[TASK GOAL]
Write out the opening lines of the data word for word, up to and including the line with "import pandas as pd", and leave every picture and every later line out.

[Records with drawing code]
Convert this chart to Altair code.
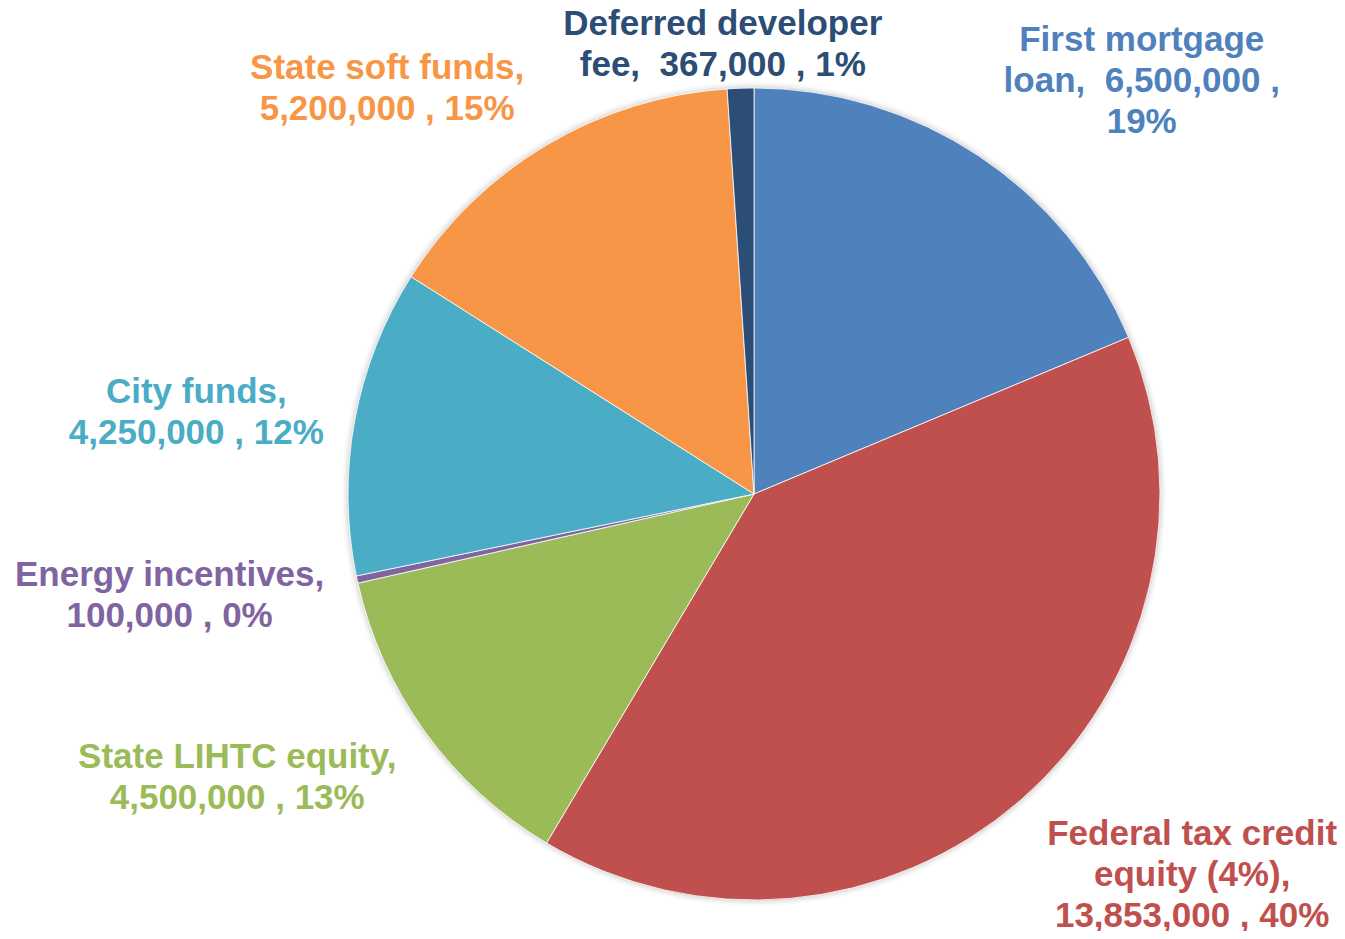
import altair as alt
import pandas as pd

categories = [
    "First mortgage loan",
    "Federal tax credit equity (4%)",
    "State LIHTC equity",
    "Energy incentives",
    "City funds",
    "State soft funds",
    "Deferred developer fee",
]
values = [6500000, 13853000, 4500000, 100000, 4250000, 5200000, 367000]
colors = ["#4F81BD", "#C0504D", "#9BBB59", "#8064A2", "#4BACC6", "#F79646", "#2C4D75"]
label_lines = [
    ["First mortgage", "loan,\u00a0 6,500,000 ,", "19%"],
    ["Federal tax credit", "equity (4%),", "13,853,000 , 40%"],
    ["State LIHTC equity,", "4,500,000 , 13%"],
    ["Energy incentives,", "100,000 , 0%"],
    ["City funds,", "4,250,000 , 12%"],
    ["State soft funds,", "5,200,000 , 15%"],
    ["Deferred developer", "fee,\u00a0 367,000 , 1%"],
]
# label placement (layout): first-line anchor, angle from 12 o'clock clockwise and distance from centre in px
label_angle = [40.5, 127.8, 243.0, 262.1, 280.4, 319.25, 356.2]
label_radius = [597, 554.5, 580, 590, 567, 562, 471]

df = pd.DataFrame({
    "category": categories,
    "value": values,
    "idx": list(range(len(categories))),
    "label": ["\n".join(l) for l in label_lines],
    "langle": label_angle,
    "lrad": label_radius,
})

CX, CY = 746, 486
R = 406
color_scale = alt.Scale(domain=categories, range=colors)

shadow_df = pd.DataFrame({"s": [1]})
shadows = [
    alt.Chart(shadow_df).mark_arc(radius=R + d, theta=0, theta2=6.2832, color="#000000", opacity=op).encode(
        x=alt.value(CX), y=alt.value(CY)
    )
    for d, op in [(6, 0.025), (4, 0.035), (2, 0.05)]
]

arcs = alt.Chart(df).mark_arc(radius=R, stroke="white", strokeWidth=0.8).encode(
    theta=alt.Theta("value:Q", stack=True),
    order=alt.Order("idx:Q"),
    color=alt.Color("category:N", scale=color_scale, legend=None),
    x=alt.value(CX),
    y=alt.value(CY),
)

texts = alt.Chart(df).mark_text(
    font="Liberation Sans", fontWeight="bold", fontSize=35, lineHeight=41,
    lineBreak="\n", align="center", baseline="middle",
).encode(
    theta=alt.Theta("langle:Q", stack=False, scale=alt.Scale(domain=[0, 360], range=[0, 6.283185307])),
    radius=alt.Radius("lrad:Q", scale=alt.Scale(type="linear", domain=[0, 1000], range=[0, 1000], zero=True)),
    text="label:N",
    color=alt.Color("category:N", scale=color_scale, legend=None),
    x=alt.value(CX),
    y=alt.value(CY),
)

chart = alt.layer(*shadows, arcs, texts).resolve_scale(theta="independent").properties(
    width=1329, height=923, padding=0,
    autosize=alt.AutoSizeParams(type="none"),
).configure_view(stroke=None)

chart.save("out.html", embed_options={"renderer": "svg", "actions": False})
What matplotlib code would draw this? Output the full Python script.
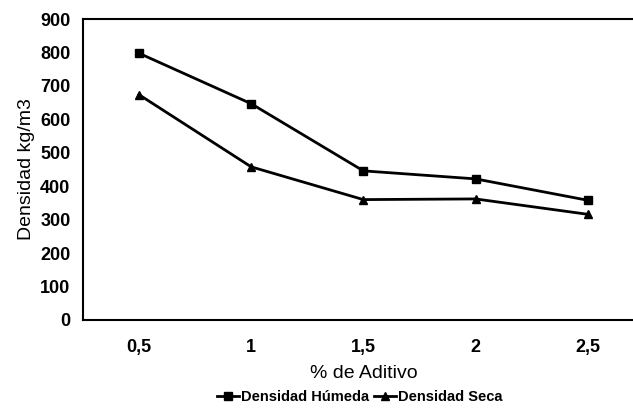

[RESPONSE]
Convert this chart to Altair code.
import altair as alt
import pandas as pd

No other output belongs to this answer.